Her beauty almost certainly saved her from the rising Nazi party and led to marriage with an Austrian arms dealer. Underestimated in everything else, she overheard the Third Reich's plans while at her husband's side, understanding more than anyone would guess. She devised a plan to flee in disguise from their castle, and the whirlwind escape landed her in Hollywood. She became Hedy Lamarr, screen star.
But she kept a secret more shocking than her heritage or her marriage: she was a scientist. And she knew a few secrets about the enemy. She had an idea that might help the country fight the Nazis...if anyone would listen to her.

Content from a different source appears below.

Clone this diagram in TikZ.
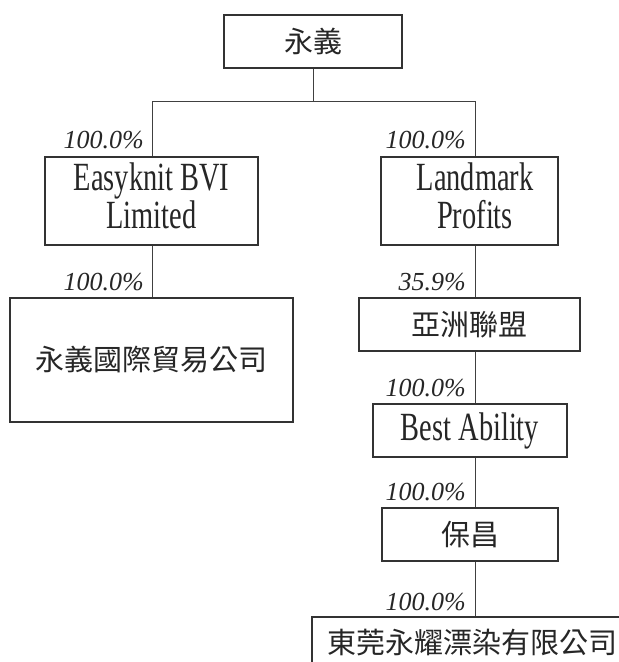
\documentclass[tikz,border=0pt]{standalone}
\usepackage{fontspec}
\setmainfont{Liberation Serif}
\newfontfamily\latn[FakeStretch=0.71]{Liberation Serif}
\newfontfamily\cjk{Noto Sans CJK TC}
\begin{document}
\begin{tikzpicture}[x=1pt,y=-1pt,
  box/.style={draw=black!80, line width=1.1pt, inner sep=0pt},
  conn/.style={draw=black!75, line width=1pt},
  pct/.style={font=\fontsize{26}{26}\selectfont\itshape, anchor=east, inner sep=0pt, text=black!85},
  lat/.style={font=\latn\fontsize{40}{35}\selectfont, align=center, text=black!85},
  zh/.style={font=\cjk\fontsize{29}{29}\selectfont, text=black!85}]
\clip (0,0) rectangle (619,662);
\fill[white] (0,0) rectangle (619,662);
% boxes with their texts
\node[box, zh, minimum width=178, minimum height=53] (top) at (313,41.5) {\raisebox{1.5pt}{永義}};
\node[box, lat, minimum width=213, minimum height=88] (ek) at (151.5,201) {\raisebox{-4.5pt}{\begin{tabular}{@{}c@{}}Easyknit BVI\\Limited\end{tabular}}};
\node[box, lat, minimum width=177, minimum height=88] (lm) at (469.5,201) {\hspace*{11pt}\raisebox{-4.5pt}{\begin{tabular}{@{}c@{}}Landmark\\Profits\end{tabular}}};
\node[box, zh, minimum width=283, minimum height=124] (big) at (151.5,360) {\raisebox{3pt}{永義國際貿易公司}};
\node[box, zh, minimum width=221, minimum height=53] (az) at (469.5,324.5) {\raisebox{2.5pt}{亞洲聯盟}};
\node[box, lat, minimum width=194, minimum height=53] (ba) at (470,430.5) {\raisebox{-3pt}{Best Ability}};
\node[box, zh, minimum width=176, minimum height=53] (bc) at (470,534.5) {\raisebox{0.5pt}{保昌}};
\node[box, zh, minimum width=320, minimum height=53] (dg) at (472,643.5) {\raisebox{3.5pt}{東莞永耀漂染有限公司}};
% connectors
\coordinate (jl) at (152,101);
\coordinate (jr) at (475,101);
\draw[conn] (top.south) -- (top.south |- jl);
\draw[conn] (jl) -- (jr);
\draw[conn] (jl) -- (jl |- ek.north);
\draw[conn] (jr) -- (jr |- lm.north);
\draw[conn] (jl |- ek.south) -- (jl |- big.north);
\draw[conn] (jr |- lm.south) -- (jr |- az.north);
\draw[conn] (jr |- az.south) -- (jr |- ba.north);
\draw[conn] (jr |- ba.south) -- (jr |- bc.north);
\draw[conn] (jr |- bc.south) -- (jr |- dg.north);
% percentages
\node[pct] (p1) at (144,140) {100.0\%};
\node[pct] (p2) at (466,140) {100.0\%};
\node[pct] (p3) at (144,282) {100.0\%};
\node[pct] (p4) at (466,282) {35.9\%};
\node[pct] (p5) at (466,388) {100.0\%};
\node[pct] (p6) at (466,492) {100.0\%};
\node[pct] (p7) at (466,602) {100.0\%};
\end{tikzpicture}
\end{document}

A powerful novel based on the incredible true story of the glamour icon and scientist whose groundbreaking invention revolutionised modern communication, The Only Woman in the Room is a masterpiece.
PUBLISHERS WEEKLY
In her rousing historical novel, Benedict (Carnegie's Maid) imagines lesser known aspects of Hedy Lamarr's life before she took the film world by storm in the '40s, and her later efforts as a hobbyist inventor during her acting years. In 1933, 19-year-old Hedwig "Hedy" Keisler, of Jewish heritage, is performing in a stage production in Vienna when she catches the eye of military munitions manufacturer Friedrich Mandl. His wealth and influence in the face of threats to Austria's precarious independence lead Hedy's parents to encourage a union. Mandl is a controlling, abusive husband, but the keenly intelligent Hedy whose intellectual curiosity was always encouraged by her father absorbs every word of her husband's meetings with high-level political and military operatives, hiding her growing horror at her husband's willingness to offer concessions to fascist influences. In 1937, Hedy escapes his hold and heads to Los Angeles, where she takes the screen name of Lamarr and strikes a lucrative contract with MGM. As her career blossoms and war wages in Europe, Hedy, learning of Hitler's treatment of Jews, sets out to create something that could change the stakes in the Allied effort: a radio-guided torpedo system far superior to the one already in use. Benedict paints a shining portrait of a complicated woman who knows the astonishing power of her beauty but longs to be recognized for her sharp intellect. Readers will be enthralled.